Ok. Krugman seems to be working off of a more unique and unusual New Keynesian model, in particular his own paper on debt deleveraging. I certainly haven't worked through the mathematics, but its Krugman so I'm pretty sure there are no excel errors. I will skip right to figure 3 from the paper:
From what I can glean from this paper, Krugman is relying on an entirely different mechanism for his comparative statics than in the other more standard New Keynesian models. In the standard model, deflation (or disinflation) at the zero lower bound is contractionary only because it raises the real interest rate. In Krugman's model, that effect still exists, but it is overwhelmed by the added feature whereby deflation is contractionary because it magnifies the real value of people's debts, shifting people into lower life-long consumption paths.

In conclusion, I think Krugman's derision toward's Smith's post is a bit unwarranted.
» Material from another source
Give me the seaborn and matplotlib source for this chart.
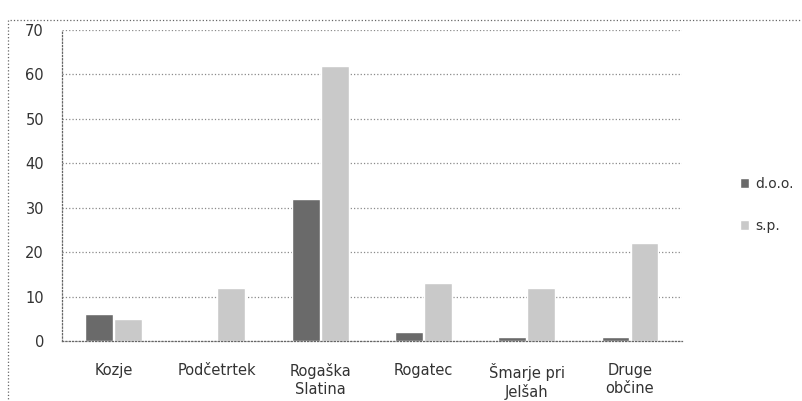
import pandas as pd
import matplotlib.pyplot as plt
import matplotlib.patches as mpatches
import seaborn as sns

# --- podatki ---
obcine = ['Kozje', 'Podčetrtek', 'Rogaška\nSlatina', 'Rogatec', 'Šmarje pri\nJelšah', 'Druge\nobčine']
doo = [6, 0, 32, 2, 1, 1]
sp = [5, 12, 62, 13, 12, 22]

df = pd.DataFrame({
    'obcina': obcine * 2,
    'oblika': ['d.o.o.'] * len(obcine) + ['s.p.'] * len(obcine),
    'stevilo': doo + sp,
})

sns.set_style('white')
plt.rcParams['font.family'] = ['DejaVu Sans']

fig = plt.figure(figsize=(8.02, 4.01), dpi=100)
ax = fig.add_axes([0.0773, 0.1496, 0.7727, 0.7754])

sns.barplot(data=df, x='obcina', y='stevilo', hue='oblika',
            palette={'d.o.o.': '#6a6a6a', 's.p.': '#c9c9c9'},
            width=0.56, gap=0.04, ax=ax, legend=True)

ax.set_ylim(0, 70)
ax.set_yticks(range(0, 71, 10))
ax.set_xlim(-0.5, len(obcine) - 0.5)
ax.set_xlabel('')
ax.set_ylabel('')
ax.yaxis.grid(True, linestyle=':', color='#8a8a8a', linewidth=0.9)
ax.set_axisbelow(True)
ax.tick_params(axis='both', labelsize=10.5, colors='#333333', length=0)
ax.tick_params(axis='y', pad=13)
ax.tick_params(axis='x', pad=16)
for lbl in ax.get_xticklabels():
    lbl.set_linespacing(1.2)

for s in ['top', 'right']:
    ax.spines[s].set_visible(False)
for s in ['left', 'bottom']:
    ax.spines[s].set_linestyle(':')
    ax.spines[s].set_color('#666666')
    ax.spines[s].set_linewidth(0.9)

leg = ax.legend(loc='center left', bbox_to_anchor=(0.91, 0.489),
                bbox_transform=fig.transFigure, frameon=False,
                fontsize=10, handlelength=0.7, handleheight=0.7,
                handletextpad=0.4, labelspacing=2.0, borderpad=0.2)
for t in leg.get_texts():
    t.set_color('#333333')

# okvir grafa
fig.patches.append(mpatches.Rectangle((0.010, -0.02), 1.2, 0.97, transform=fig.transFigure,
                                      fill=False, linestyle=':', edgecolor='#666666',
                                      linewidth=0.9))

fig.savefig('out.png', dpi=100)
Krugman never "killed" the price flexibility "zombie idea," but rather he merely presented an alternative internally logically consistent model in which price flexibility doesn't help in a liquidity trap. Anecdotal evidence from Japan, and the Great Depression seem to support this theory, but it isn't the only theory that fits the facts. And, for the record, I don't see any empirics in Krugman's paper.

However, part of what Krugman has said on the topic of price flexibility, I think, rings true regardless of which New Keynesian model is right. In both Krugman's paper and the standard New Keynesian framework above, policy efforts to decrease prices are likely to backfire, because the government doesn't literally set all the prices in the economy. Instead the policy instruments available to the government can only put downward pressure on the market clearing levels of prices, thus increasing the gap between the current and the market-clearing prices, and decreasing output and employment. This, as far as I can tell, is true of all imputations of the New Keynesian model at the zero-lower-bound. Yes, even this one.